Ever since I finished this book, I’ve been seeing stories about the brokenness of our criminal justice system everywhere. Here’s the latest one, which takes place in Baltimore where I live: https://www.cbsnews.com/news/the-ungers-righting-a-miscarriage-of-justice/
I keep meaning to re-read certain passages of the book, and think more deeply about my response. Truth is that I feel overwhelmed by it all. I’m overwhelmed by the problem. I’m angry and frustrated that often one has to defend the fact that a problem even exists. And I despair that there is no hope. That’s where I am with this today. I know I can’t stay there, that nothing changes with that attitude, but that’s where I am today.
I’ve been praying lately that God reveals concrete ways in which I can become part (however small) of pushing back the darkness in my own community. Please pray for me and I’ll pray for all of you.
I just “re-joined” Rabbit Room, after being absent for quite some time due to time constraints (final year of classes- now completed). I know I’m a little late to this discussion, but as this is one of my top 10 books (as a Government- prelaw/ criminal justice major/minor, and then public policy grad student), I wanted to join in if there is any conversing still going on!
I read it soon after it was released, cited it in my thesis paper, and refer to it often when explaining the massive recidivism rate within our nation, as well as the systemic injustice that is far too prevalent.
The topic also hits home to me personally, in large part because of my son. I am also working on a book (beginning stages) discussing racism within our nation with a friend – views from various angles.

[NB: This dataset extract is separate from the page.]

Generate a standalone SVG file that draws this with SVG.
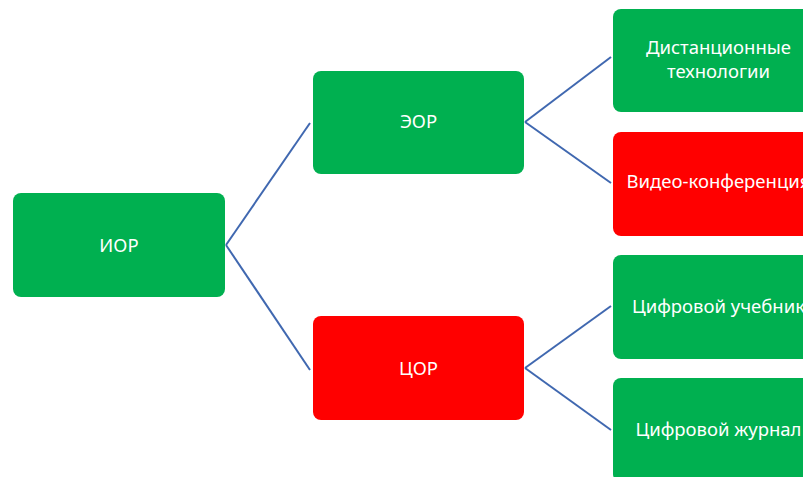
<svg xmlns="http://www.w3.org/2000/svg" width="803" height="477" viewBox="0 0 803 477">
<style>
.g{fill:#00B050}
.r{fill:#FF0000}
text{font-family:"Noto Sans","Open Sans",sans-serif;font-size:18.5px;fill:#fff;text-anchor:middle}
.c line{stroke:#4068B0;stroke-width:2;fill:none}
</style>
<rect width="803" height="477" fill="#fff"/>
<g class="c" id="connectors">
<line x1="226" y1="245" x2="310" y2="123"/>
<line x1="226" y1="245" x2="310" y2="370"/>
<line x1="525" y1="122" x2="611" y2="57"/>
<line x1="525" y1="122" x2="611" y2="183"/>
<line x1="525" y1="368" x2="611" y2="306"/>
<line x1="525" y1="368" x2="611" y2="430"/>
</g>
<g id="ior"><rect class="g" x="13" y="193" width="212" height="104" rx="8"/><text x="119" y="252">ИОР</text></g>
<g id="eor"><rect class="g" x="313" y="71" width="211" height="103" rx="8"/><text x="418.5" y="128">ЭОР</text></g>
<g id="cor"><rect class="r" x="313" y="316" width="211" height="104" rx="8"/><text x="418.5" y="375">ЦОР</text></g>
<g id="dist"><rect class="g" x="613" y="9" width="211" height="103" rx="8"/><text x="718.5" y="54">Дистанционные</text><text x="718.5" y="78">технологии</text></g>
<g id="video"><rect class="r" x="613" y="132" width="211" height="104" rx="8"/><text x="718.5" y="188">Видео-конференция</text></g>
<g id="uchebnik"><rect class="g" x="613" y="255" width="211" height="104" rx="8"/><text x="718.5" y="313">Цифровой учебник</text></g>
<g id="zhurnal"><rect class="g" x="613" y="378" width="211" height="104" rx="8"/><text x="718.5" y="436">Цифровой журнал</text></g>
</svg>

This book puts into words why I am willing to fight so hard for those without a voice – and though my own calling is geared toward combatting modern day slavery/human trafficking, it is all inextricably connected.

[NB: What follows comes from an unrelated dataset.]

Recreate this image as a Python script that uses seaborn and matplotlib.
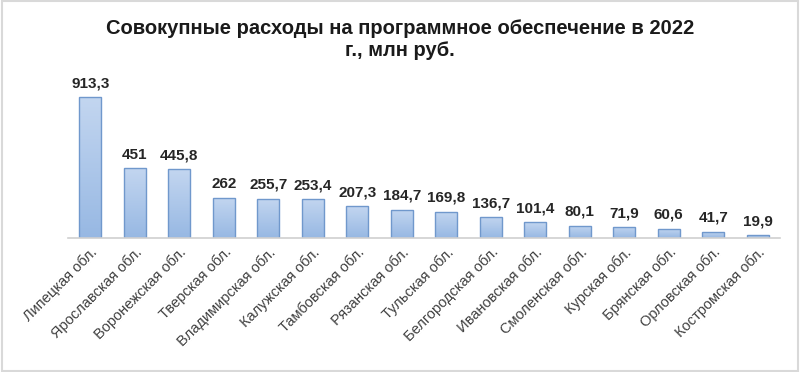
import numpy as np
import pandas as pd
import seaborn as sns
import matplotlib.pyplot as plt
from matplotlib.colors import LinearSegmentedColormap
from matplotlib.patches import Rectangle

regions = ['Липецкая обл.', 'Ярославская обл.', 'Воронежская обл.', 'Тверская обл.',
           'Владимирская обл.', 'Калужская обл.', 'Тамбовская обл.', 'Рязанская обл.',
           'Тульская обл.', 'Белгородская обл.', 'Ивановская обл.', 'Смоленская обл.',
           'Курская обл.', 'Брянская обл.', 'Орловская обл.', 'Костромская обл.']
spend = [913.3, 451, 445.8, 262, 255.7, 253.4, 207.3, 184.7,
         169.8, 136.7, 101.4, 80.1, 71.9, 60.6, 41.7, 19.9]
value_labels = ['913,3', '451', '445,8', '262', '255,7', '253,4', '207,3', '184,7',
                '169,8', '136,7', '101,4', '80,1', '71,9', '60,6', '41,7', '19,9']

df = pd.DataFrame({'region': regions, 'spend': spend})

sns.set_style('white')
plt.rcParams['font.family'] = ['Liberation Sans', 'DejaVu Sans']

fig = plt.figure(figsize=(8, 3.72), dpi=100)
ax = fig.add_axes([0.085, 0.36, 0.89, 0.438])

sns.barplot(data=df, x='region', y='spend', color='#a9c4ea', width=0.5,
            edgecolor='#7098cc', linewidth=1.0, ax=ax)

# vertical gradient inside each bar
cmap = LinearSegmentedColormap.from_list('bar', ['#97b8e3', '#c3d6f0'])
grad = np.linspace(0, 1, 256).reshape(-1, 1)
for p in ax.patches:
    x0, w, h = p.get_x(), p.get_width(), p.get_height()
    im = ax.imshow(grad, cmap=cmap, origin='lower', aspect='auto',
                   extent=[x0, x0 + w, 0, h], zorder=p.get_zorder() - 0.1)
    im.set_clip_path(p)
    p.set_facecolor('none')

for i, (v, lab) in enumerate(zip(spend, value_labels)):
    ax.text(i, v + 45, lab, ha='center', va='bottom', fontsize=11,
            fontweight='bold', color='#262626')

ax.set_xlim(-0.5, len(regions) - 0.5)
ax.set_ylim(0, 1056)
ax.set_xlabel('')
ax.set_ylabel('')
ax.set_yticks([])
for s in ['top', 'right', 'left']:
    ax.spines[s].set_visible(False)
ax.spines['bottom'].set_color('#d0d0d0')
ax.spines['bottom'].set_linewidth(1.2)
ax.tick_params(axis='x', length=0, pad=5)
plt.setp(ax.get_xticklabels(), rotation=45, ha='right', rotation_mode='anchor',
         fontsize=10.5, color='#404040')

fig.text(0.5, 0.895, 'Совокупные расходы на программное обеспечение в 2022\nг., млн руб.',
         ha='center', va='center', fontsize=14.5, fontweight='bold',
         color='#1a1a1a', linespacing=1.2)

fig.patches.append(Rectangle((0.002, 0.003), 0.996, 0.994, transform=fig.transFigure,
                             fill=False, edgecolor='#d9d9d9', linewidth=1.5))

fig.savefig('out.png', dpi=100)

I’ve found that anger and frustration to be overwhelming as well… and I’ve found that the only thing I can do with that level of intense energy is use it to tangibly combat the injustice, because otherwise I internalize it and feel like I will spontaneously combust!
Interesting (or not) side note –> my “tag line” at the bottom of emails and in my correspondence and website is “Pushing Back The Darkness Together” 🙂
Man. Our Just Mercy book discussion fell out of my head for awhile, but i just finished reading Cry, the Beloved Country. i can’t quite get over how relevant this book set in apartheid felt.
@mrs-hittle, thanks for checking in. I know you were mostly referring to my above comment when asking how I’m doing. It’s taken me a while to respond because I’ve been quite preoccupied lately. My Dad passed away about a month ago. That has overshadowed everything else. I would like to ask anyone who reads this to pray for me and my family as we continue to grieve and make plans for heading back to Nigeria for the funeral, etc. All that should be happening within the next few weeks. Thanks so much.